(Source code of charts)
● ● ● ●
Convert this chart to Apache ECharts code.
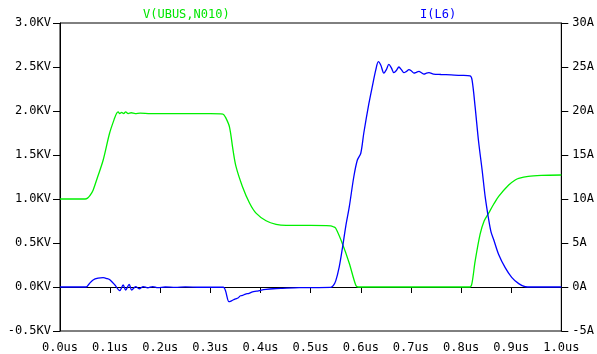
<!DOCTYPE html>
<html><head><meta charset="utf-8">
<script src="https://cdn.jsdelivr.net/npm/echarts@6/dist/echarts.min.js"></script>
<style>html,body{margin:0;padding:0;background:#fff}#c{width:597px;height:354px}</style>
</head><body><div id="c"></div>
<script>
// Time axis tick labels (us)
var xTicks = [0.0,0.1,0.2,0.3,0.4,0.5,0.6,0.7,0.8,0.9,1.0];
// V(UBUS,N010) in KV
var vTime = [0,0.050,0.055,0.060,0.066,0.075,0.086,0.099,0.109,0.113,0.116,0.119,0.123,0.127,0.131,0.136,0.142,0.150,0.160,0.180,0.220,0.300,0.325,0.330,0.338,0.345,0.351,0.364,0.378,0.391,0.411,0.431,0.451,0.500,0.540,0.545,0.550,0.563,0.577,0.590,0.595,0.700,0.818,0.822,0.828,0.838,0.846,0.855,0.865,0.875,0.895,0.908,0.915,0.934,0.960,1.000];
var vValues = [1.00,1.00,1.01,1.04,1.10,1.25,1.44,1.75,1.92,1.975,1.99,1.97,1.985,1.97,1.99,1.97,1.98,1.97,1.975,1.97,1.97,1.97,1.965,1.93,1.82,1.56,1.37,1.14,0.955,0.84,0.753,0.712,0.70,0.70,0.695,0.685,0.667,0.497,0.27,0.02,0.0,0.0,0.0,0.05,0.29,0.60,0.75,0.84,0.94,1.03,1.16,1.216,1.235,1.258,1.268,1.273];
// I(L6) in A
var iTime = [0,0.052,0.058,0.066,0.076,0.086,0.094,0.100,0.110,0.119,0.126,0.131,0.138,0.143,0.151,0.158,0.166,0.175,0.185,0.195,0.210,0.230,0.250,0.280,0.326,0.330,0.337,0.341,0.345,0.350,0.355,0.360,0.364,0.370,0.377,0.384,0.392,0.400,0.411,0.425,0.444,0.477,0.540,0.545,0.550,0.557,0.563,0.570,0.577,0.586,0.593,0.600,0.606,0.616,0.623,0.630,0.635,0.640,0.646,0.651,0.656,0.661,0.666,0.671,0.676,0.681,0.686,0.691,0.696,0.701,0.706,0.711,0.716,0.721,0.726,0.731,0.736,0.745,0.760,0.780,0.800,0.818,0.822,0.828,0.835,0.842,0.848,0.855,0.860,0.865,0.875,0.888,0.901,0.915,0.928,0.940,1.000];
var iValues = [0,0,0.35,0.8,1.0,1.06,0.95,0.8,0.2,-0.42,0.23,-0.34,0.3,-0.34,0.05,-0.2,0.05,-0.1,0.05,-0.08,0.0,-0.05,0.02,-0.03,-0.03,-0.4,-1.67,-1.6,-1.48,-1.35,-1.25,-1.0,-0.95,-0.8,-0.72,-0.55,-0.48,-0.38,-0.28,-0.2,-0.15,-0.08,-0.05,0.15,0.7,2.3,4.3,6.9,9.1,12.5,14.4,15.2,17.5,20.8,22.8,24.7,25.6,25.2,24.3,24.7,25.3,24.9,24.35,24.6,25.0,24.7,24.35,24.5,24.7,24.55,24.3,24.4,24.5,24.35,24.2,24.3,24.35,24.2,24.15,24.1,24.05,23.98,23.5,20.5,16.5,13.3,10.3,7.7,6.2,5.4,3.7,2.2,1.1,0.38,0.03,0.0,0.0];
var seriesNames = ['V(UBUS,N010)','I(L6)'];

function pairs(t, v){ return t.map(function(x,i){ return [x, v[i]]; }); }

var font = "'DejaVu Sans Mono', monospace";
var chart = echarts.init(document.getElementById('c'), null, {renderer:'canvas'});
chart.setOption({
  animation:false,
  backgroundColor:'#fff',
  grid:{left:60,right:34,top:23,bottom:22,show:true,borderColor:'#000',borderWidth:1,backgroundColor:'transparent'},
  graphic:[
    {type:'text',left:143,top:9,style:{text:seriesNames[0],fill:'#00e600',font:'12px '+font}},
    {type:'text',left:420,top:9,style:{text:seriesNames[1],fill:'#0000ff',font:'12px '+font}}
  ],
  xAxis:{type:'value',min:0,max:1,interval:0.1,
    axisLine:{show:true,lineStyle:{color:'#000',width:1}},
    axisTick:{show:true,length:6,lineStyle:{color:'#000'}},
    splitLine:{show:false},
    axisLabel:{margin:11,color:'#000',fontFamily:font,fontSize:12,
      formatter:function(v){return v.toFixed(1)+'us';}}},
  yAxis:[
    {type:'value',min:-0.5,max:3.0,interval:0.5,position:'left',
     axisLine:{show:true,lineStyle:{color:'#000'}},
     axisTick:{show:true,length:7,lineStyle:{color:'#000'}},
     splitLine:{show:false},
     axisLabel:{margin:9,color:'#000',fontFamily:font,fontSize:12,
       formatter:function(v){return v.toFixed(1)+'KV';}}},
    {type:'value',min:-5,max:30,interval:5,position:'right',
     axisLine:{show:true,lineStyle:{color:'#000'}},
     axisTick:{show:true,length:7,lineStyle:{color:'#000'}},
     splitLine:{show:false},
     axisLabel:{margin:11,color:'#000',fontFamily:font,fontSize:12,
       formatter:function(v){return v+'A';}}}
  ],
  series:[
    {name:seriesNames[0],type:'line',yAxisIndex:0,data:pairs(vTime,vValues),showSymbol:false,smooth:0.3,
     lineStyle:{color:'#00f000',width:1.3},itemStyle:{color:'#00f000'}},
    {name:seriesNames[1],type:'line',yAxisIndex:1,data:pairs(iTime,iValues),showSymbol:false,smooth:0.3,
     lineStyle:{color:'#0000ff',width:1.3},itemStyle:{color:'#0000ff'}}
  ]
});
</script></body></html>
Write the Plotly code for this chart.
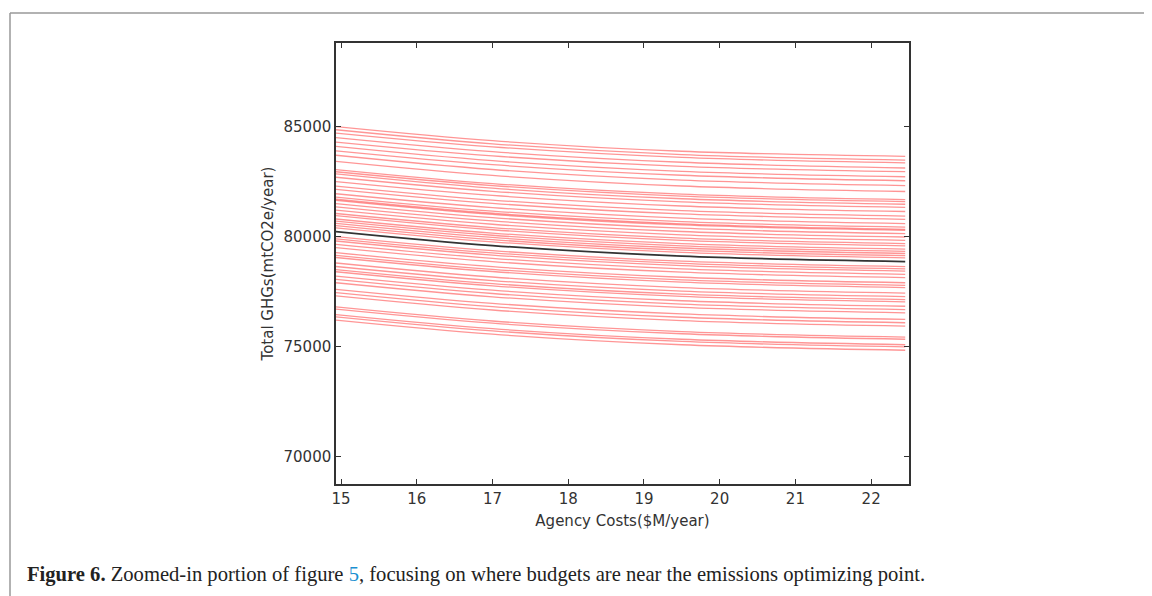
● ● ● ●
▶ _WHAT YOU NEED TO DO_
Set down the records in full and exactly. Do not carry over any image.

▶ _EXERCISE RESPONSE_
Convert this chart to Apache ECharts code.
<!DOCTYPE html>
<html><head><meta charset="utf-8">
<script src="https://cdn.jsdelivr.net/npm/echarts@6/dist/echarts.min.js"></script>
<style>html,body{margin:0;padding:0;background:#fff}#c{width:597px;height:354px}</style>
</head><body><div id="c"></div>
<script>
// Time axis tick labels (us)
var xTicks = [0.0,0.1,0.2,0.3,0.4,0.5,0.6,0.7,0.8,0.9,1.0];
// V(UBUS,N010) in KV
var vTime = [0,0.050,0.055,0.060,0.066,0.075,0.086,0.099,0.109,0.113,0.116,0.119,0.123,0.127,0.131,0.136,0.142,0.150,0.160,0.180,0.220,0.300,0.325,0.330,0.338,0.345,0.351,0.364,0.378,0.391,0.411,0.431,0.451,0.500,0.540,0.545,0.550,0.563,0.577,0.590,0.595,0.700,0.818,0.822,0.828,0.838,0.846,0.855,0.865,0.875,0.895,0.908,0.915,0.934,0.960,1.000];
var vValues = [1.00,1.00,1.01,1.04,1.10,1.25,1.44,1.75,1.92,1.975,1.99,1.97,1.985,1.97,1.99,1.97,1.98,1.97,1.975,1.97,1.97,1.97,1.965,1.93,1.82,1.56,1.37,1.14,0.955,0.84,0.753,0.712,0.70,0.70,0.695,0.685,0.667,0.497,0.27,0.02,0.0,0.0,0.0,0.05,0.29,0.60,0.75,0.84,0.94,1.03,1.16,1.216,1.235,1.258,1.268,1.273];
// I(L6) in A
var iTime = [0,0.052,0.058,0.066,0.076,0.086,0.094,0.100,0.110,0.119,0.126,0.131,0.138,0.143,0.151,0.158,0.166,0.175,0.185,0.195,0.210,0.230,0.250,0.280,0.326,0.330,0.337,0.341,0.345,0.350,0.355,0.360,0.364,0.370,0.377,0.384,0.392,0.400,0.411,0.425,0.444,0.477,0.540,0.545,0.550,0.557,0.563,0.570,0.577,0.586,0.593,0.600,0.606,0.616,0.623,0.630,0.635,0.640,0.646,0.651,0.656,0.661,0.666,0.671,0.676,0.681,0.686,0.691,0.696,0.701,0.706,0.711,0.716,0.721,0.726,0.731,0.736,0.745,0.760,0.780,0.800,0.818,0.822,0.828,0.835,0.842,0.848,0.855,0.860,0.865,0.875,0.888,0.901,0.915,0.928,0.940,1.000];
var iValues = [0,0,0.35,0.8,1.0,1.06,0.95,0.8,0.2,-0.42,0.23,-0.34,0.3,-0.34,0.05,-0.2,0.05,-0.1,0.05,-0.08,0.0,-0.05,0.02,-0.03,-0.03,-0.4,-1.67,-1.6,-1.48,-1.35,-1.25,-1.0,-0.95,-0.8,-0.72,-0.55,-0.48,-0.38,-0.28,-0.2,-0.15,-0.08,-0.05,0.15,0.7,2.3,4.3,6.9,9.1,12.5,14.4,15.2,17.5,20.8,22.8,24.7,25.6,25.2,24.3,24.7,25.3,24.9,24.35,24.6,25.0,24.7,24.35,24.5,24.7,24.55,24.3,24.4,24.5,24.35,24.2,24.3,24.35,24.2,24.15,24.1,24.05,23.98,23.5,20.5,16.5,13.3,10.3,7.7,6.2,5.4,3.7,2.2,1.1,0.38,0.03,0.0,0.0];
var seriesNames = ['V(UBUS,N010)','I(L6)'];

function pairs(t, v){ return t.map(function(x,i){ return [x, v[i]]; }); }

var font = "'DejaVu Sans Mono', monospace";
var chart = echarts.init(document.getElementById('c'), null, {renderer:'canvas'});
chart.setOption({
  animation:false,
  backgroundColor:'#fff',
  grid:{left:60,right:34,top:23,bottom:22,show:true,borderColor:'#000',borderWidth:1,backgroundColor:'transparent'},
  graphic:[
    {type:'text',left:143,top:9,style:{text:seriesNames[0],fill:'#00e600',font:'12px '+font}},
    {type:'text',left:420,top:9,style:{text:seriesNames[1],fill:'#0000ff',font:'12px '+font}}
  ],
  xAxis:{type:'value',min:0,max:1,interval:0.1,
    axisLine:{show:true,lineStyle:{color:'#000',width:1}},
    axisTick:{show:true,length:6,lineStyle:{color:'#000'}},
    splitLine:{show:false},
    axisLabel:{margin:11,color:'#000',fontFamily:font,fontSize:12,
      formatter:function(v){return v.toFixed(1)+'us';}}},
  yAxis:[
    {type:'value',min:-0.5,max:3.0,interval:0.5,position:'left',
     axisLine:{show:true,lineStyle:{color:'#000'}},
     axisTick:{show:true,length:7,lineStyle:{color:'#000'}},
     splitLine:{show:false},
     axisLabel:{margin:9,color:'#000',fontFamily:font,fontSize:12,
       formatter:function(v){return v.toFixed(1)+'KV';}}},
    {type:'value',min:-5,max:30,interval:5,position:'right',
     axisLine:{show:true,lineStyle:{color:'#000'}},
     axisTick:{show:true,length:7,lineStyle:{color:'#000'}},
     splitLine:{show:false},
     axisLabel:{margin:11,color:'#000',fontFamily:font,fontSize:12,
       formatter:function(v){return v+'A';}}}
  ],
  series:[
    {name:seriesNames[0],type:'line',yAxisIndex:0,data:pairs(vTime,vValues),showSymbol:false,smooth:0.3,
     lineStyle:{color:'#00f000',width:1.3},itemStyle:{color:'#00f000'}},
    {name:seriesNames[1],type:'line',yAxisIndex:1,data:pairs(iTime,iValues),showSymbol:false,smooth:0.3,
     lineStyle:{color:'#0000ff',width:1.3},itemStyle:{color:'#0000ff'}}
  ]
});
</script></body></html>
Write the Plotly code for this chart.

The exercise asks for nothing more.